• **Source material**:

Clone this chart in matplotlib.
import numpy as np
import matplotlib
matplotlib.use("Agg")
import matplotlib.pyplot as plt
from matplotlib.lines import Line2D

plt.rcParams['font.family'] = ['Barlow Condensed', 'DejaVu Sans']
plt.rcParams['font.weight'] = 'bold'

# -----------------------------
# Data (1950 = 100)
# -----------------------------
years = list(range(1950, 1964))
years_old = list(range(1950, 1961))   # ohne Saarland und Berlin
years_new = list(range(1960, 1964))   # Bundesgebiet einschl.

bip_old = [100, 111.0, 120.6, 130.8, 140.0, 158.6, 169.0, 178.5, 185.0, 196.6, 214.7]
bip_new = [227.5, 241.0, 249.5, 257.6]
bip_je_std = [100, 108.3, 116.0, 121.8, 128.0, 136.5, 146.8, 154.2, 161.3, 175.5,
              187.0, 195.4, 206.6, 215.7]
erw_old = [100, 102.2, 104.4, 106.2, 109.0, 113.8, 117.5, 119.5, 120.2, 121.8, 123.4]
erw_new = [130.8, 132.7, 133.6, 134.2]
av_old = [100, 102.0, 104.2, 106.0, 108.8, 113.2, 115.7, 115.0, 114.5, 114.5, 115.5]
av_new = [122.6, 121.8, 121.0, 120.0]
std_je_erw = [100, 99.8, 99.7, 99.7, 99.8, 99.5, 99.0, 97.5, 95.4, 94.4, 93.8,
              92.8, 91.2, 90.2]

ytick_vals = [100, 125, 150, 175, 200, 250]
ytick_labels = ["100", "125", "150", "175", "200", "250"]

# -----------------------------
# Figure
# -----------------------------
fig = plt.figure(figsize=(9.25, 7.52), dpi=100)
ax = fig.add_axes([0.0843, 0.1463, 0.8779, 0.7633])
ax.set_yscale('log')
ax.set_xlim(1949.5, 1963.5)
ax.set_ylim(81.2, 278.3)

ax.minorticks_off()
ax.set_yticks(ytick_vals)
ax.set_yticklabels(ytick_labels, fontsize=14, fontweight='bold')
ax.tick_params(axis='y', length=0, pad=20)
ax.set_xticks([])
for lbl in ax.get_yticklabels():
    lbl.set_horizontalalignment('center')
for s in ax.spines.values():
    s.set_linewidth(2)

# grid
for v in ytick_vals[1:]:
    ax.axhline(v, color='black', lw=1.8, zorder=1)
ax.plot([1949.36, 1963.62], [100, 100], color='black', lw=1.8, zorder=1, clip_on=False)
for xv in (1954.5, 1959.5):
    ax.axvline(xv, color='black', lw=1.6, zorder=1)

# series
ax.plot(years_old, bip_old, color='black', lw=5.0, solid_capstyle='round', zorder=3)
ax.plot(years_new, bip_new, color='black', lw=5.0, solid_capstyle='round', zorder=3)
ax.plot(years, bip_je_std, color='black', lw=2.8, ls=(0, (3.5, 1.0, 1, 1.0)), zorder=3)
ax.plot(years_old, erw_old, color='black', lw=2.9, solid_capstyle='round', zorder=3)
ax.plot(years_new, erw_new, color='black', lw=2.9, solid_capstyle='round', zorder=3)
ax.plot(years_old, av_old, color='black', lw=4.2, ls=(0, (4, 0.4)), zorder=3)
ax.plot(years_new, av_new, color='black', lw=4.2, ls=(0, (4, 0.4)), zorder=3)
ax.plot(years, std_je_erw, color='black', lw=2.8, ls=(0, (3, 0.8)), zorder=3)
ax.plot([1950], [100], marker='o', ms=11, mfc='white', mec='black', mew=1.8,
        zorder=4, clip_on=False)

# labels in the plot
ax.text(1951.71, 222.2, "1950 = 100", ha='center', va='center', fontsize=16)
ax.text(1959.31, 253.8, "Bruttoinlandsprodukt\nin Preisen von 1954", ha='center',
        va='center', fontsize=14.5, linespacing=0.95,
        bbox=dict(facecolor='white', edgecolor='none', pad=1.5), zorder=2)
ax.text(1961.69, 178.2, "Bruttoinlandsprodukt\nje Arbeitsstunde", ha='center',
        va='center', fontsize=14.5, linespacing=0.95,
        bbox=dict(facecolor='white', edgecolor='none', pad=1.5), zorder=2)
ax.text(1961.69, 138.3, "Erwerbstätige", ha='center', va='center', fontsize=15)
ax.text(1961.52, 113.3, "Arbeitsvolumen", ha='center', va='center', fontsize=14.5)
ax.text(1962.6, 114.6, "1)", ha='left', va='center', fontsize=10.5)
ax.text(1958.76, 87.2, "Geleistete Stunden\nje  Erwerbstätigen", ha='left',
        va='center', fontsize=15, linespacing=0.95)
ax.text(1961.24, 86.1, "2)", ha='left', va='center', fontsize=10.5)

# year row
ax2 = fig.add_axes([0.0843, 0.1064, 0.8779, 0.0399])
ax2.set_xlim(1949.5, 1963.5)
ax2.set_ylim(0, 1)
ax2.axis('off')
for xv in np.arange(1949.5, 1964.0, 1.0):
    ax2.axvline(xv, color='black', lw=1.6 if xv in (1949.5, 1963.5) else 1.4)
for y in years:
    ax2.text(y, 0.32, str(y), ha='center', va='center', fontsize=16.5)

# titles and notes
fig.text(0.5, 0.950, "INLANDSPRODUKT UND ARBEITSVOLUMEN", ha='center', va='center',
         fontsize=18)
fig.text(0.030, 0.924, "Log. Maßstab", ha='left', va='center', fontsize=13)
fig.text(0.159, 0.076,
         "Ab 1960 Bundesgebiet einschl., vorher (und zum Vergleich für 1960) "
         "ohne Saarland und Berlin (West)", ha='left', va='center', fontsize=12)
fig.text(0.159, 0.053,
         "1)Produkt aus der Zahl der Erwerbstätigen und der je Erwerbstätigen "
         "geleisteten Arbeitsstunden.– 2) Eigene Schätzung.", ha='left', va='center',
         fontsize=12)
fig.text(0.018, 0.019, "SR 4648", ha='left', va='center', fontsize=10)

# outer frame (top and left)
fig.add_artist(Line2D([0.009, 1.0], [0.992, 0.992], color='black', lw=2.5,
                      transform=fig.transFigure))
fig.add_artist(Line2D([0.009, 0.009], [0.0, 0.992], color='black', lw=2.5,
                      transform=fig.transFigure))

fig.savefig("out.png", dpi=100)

• **What the task asks**: Return the lines above exactly, keeping every word.

• **Finished exercise**:
Clone this chart in matplotlib.
import numpy as np
import matplotlib
matplotlib.use("Agg")
import matplotlib.pyplot as plt
from matplotlib.lines import Line2D

plt.rcParams['font.family'] = ['Barlow Condensed', 'DejaVu Sans']
plt.rcParams['font.weight'] = 'bold'

# -----------------------------
# Data (1950 = 100)
# -----------------------------
years = list(range(1950, 1964))
years_old = list(range(1950, 1961))   # ohne Saarland und Berlin
years_new = list(range(1960, 1964))   # Bundesgebiet einschl.

bip_old = [100, 111.0, 120.6, 130.8, 140.0, 158.6, 169.0, 178.5, 185.0, 196.6, 214.7]
bip_new = [227.5, 241.0, 249.5, 257.6]
bip_je_std = [100, 108.3, 116.0, 121.8, 128.0, 136.5, 146.8, 154.2, 161.3, 175.5,
              187.0, 195.4, 206.6, 215.7]
erw_old = [100, 102.2, 104.4, 106.2, 109.0, 113.8, 117.5, 119.5, 120.2, 121.8, 123.4]
erw_new = [130.8, 132.7, 133.6, 134.2]
av_old = [100, 102.0, 104.2, 106.0, 108.8, 113.2, 115.7, 115.0, 114.5, 114.5, 115.5]
av_new = [122.6, 121.8, 121.0, 120.0]
std_je_erw = [100, 99.8, 99.7, 99.7, 99.8, 99.5, 99.0, 97.5, 95.4, 94.4, 93.8,
              92.8, 91.2, 90.2]

ytick_vals = [100, 125, 150, 175, 200, 250]
ytick_labels = ["100", "125", "150", "175", "200", "250"]

# -----------------------------
# Figure
# -----------------------------
fig = plt.figure(figsize=(9.25, 7.52), dpi=100)
ax = fig.add_axes([0.0843, 0.1463, 0.8779, 0.7633])
ax.set_yscale('log')
ax.set_xlim(1949.5, 1963.5)
ax.set_ylim(81.2, 278.3)

ax.minorticks_off()
ax.set_yticks(ytick_vals)
ax.set_yticklabels(ytick_labels, fontsize=14, fontweight='bold')
ax.tick_params(axis='y', length=0, pad=20)
ax.set_xticks([])
for lbl in ax.get_yticklabels():
    lbl.set_horizontalalignment('center')
for s in ax.spines.values():
    s.set_linewidth(2)

# grid
for v in ytick_vals[1:]:
    ax.axhline(v, color='black', lw=1.8, zorder=1)
ax.plot([1949.36, 1963.62], [100, 100], color='black', lw=1.8, zorder=1, clip_on=False)
for xv in (1954.5, 1959.5):
    ax.axvline(xv, color='black', lw=1.6, zorder=1)

# series
ax.plot(years_old, bip_old, color='black', lw=5.0, solid_capstyle='round', zorder=3)
ax.plot(years_new, bip_new, color='black', lw=5.0, solid_capstyle='round', zorder=3)
ax.plot(years, bip_je_std, color='black', lw=2.8, ls=(0, (3.5, 1.0, 1, 1.0)), zorder=3)
ax.plot(years_old, erw_old, color='black', lw=2.9, solid_capstyle='round', zorder=3)
ax.plot(years_new, erw_new, color='black', lw=2.9, solid_capstyle='round', zorder=3)
ax.plot(years_old, av_old, color='black', lw=4.2, ls=(0, (4, 0.4)), zorder=3)
ax.plot(years_new, av_new, color='black', lw=4.2, ls=(0, (4, 0.4)), zorder=3)
ax.plot(years, std_je_erw, color='black', lw=2.8, ls=(0, (3, 0.8)), zorder=3)
ax.plot([1950], [100], marker='o', ms=11, mfc='white', mec='black', mew=1.8,
        zorder=4, clip_on=False)

# labels in the plot
ax.text(1951.71, 222.2, "1950 = 100", ha='center', va='center', fontsize=16)
ax.text(1959.31, 253.8, "Bruttoinlandsprodukt\nin Preisen von 1954", ha='center',
        va='center', fontsize=14.5, linespacing=0.95,
        bbox=dict(facecolor='white', edgecolor='none', pad=1.5), zorder=2)
ax.text(1961.69, 178.2, "Bruttoinlandsprodukt\nje Arbeitsstunde", ha='center',
        va='center', fontsize=14.5, linespacing=0.95,
        bbox=dict(facecolor='white', edgecolor='none', pad=1.5), zorder=2)
ax.text(1961.69, 138.3, "Erwerbstätige", ha='center', va='center', fontsize=15)
ax.text(1961.52, 113.3, "Arbeitsvolumen", ha='center', va='center', fontsize=14.5)
ax.text(1962.6, 114.6, "1)", ha='left', va='center', fontsize=10.5)
ax.text(1958.76, 87.2, "Geleistete Stunden\nje  Erwerbstätigen", ha='left',
        va='center', fontsize=15, linespacing=0.95)
ax.text(1961.24, 86.1, "2)", ha='left', va='center', fontsize=10.5)

# year row
ax2 = fig.add_axes([0.0843, 0.1064, 0.8779, 0.0399])
ax2.set_xlim(1949.5, 1963.5)
ax2.set_ylim(0, 1)
ax2.axis('off')
for xv in np.arange(1949.5, 1964.0, 1.0):
    ax2.axvline(xv, color='black', lw=1.6 if xv in (1949.5, 1963.5) else 1.4)
for y in years:
    ax2.text(y, 0.32, str(y), ha='center', va='center', fontsize=16.5)

# titles and notes
fig.text(0.5, 0.950, "INLANDSPRODUKT UND ARBEITSVOLUMEN", ha='center', va='center',
         fontsize=18)
fig.text(0.030, 0.924, "Log. Maßstab", ha='left', va='center', fontsize=13)
fig.text(0.159, 0.076,
         "Ab 1960 Bundesgebiet einschl., vorher (und zum Vergleich für 1960) "
         "ohne Saarland und Berlin (West)", ha='left', va='center', fontsize=12)
fig.text(0.159, 0.053,
         "1)Produkt aus der Zahl der Erwerbstätigen und der je Erwerbstätigen "
         "geleisteten Arbeitsstunden.– 2) Eigene Schätzung.", ha='left', va='center',
         fontsize=12)
fig.text(0.018, 0.019, "SR 4648", ha='left', va='center', fontsize=10)

# outer frame (top and left)
fig.add_artist(Line2D([0.009, 1.0], [0.992, 0.992], color='black', lw=2.5,
                      transform=fig.transFigure))
fig.add_artist(Line2D([0.009, 0.009], [0.0, 0.992], color='black', lw=2.5,
                      transform=fig.transFigure))

fig.savefig("out.png", dpi=100)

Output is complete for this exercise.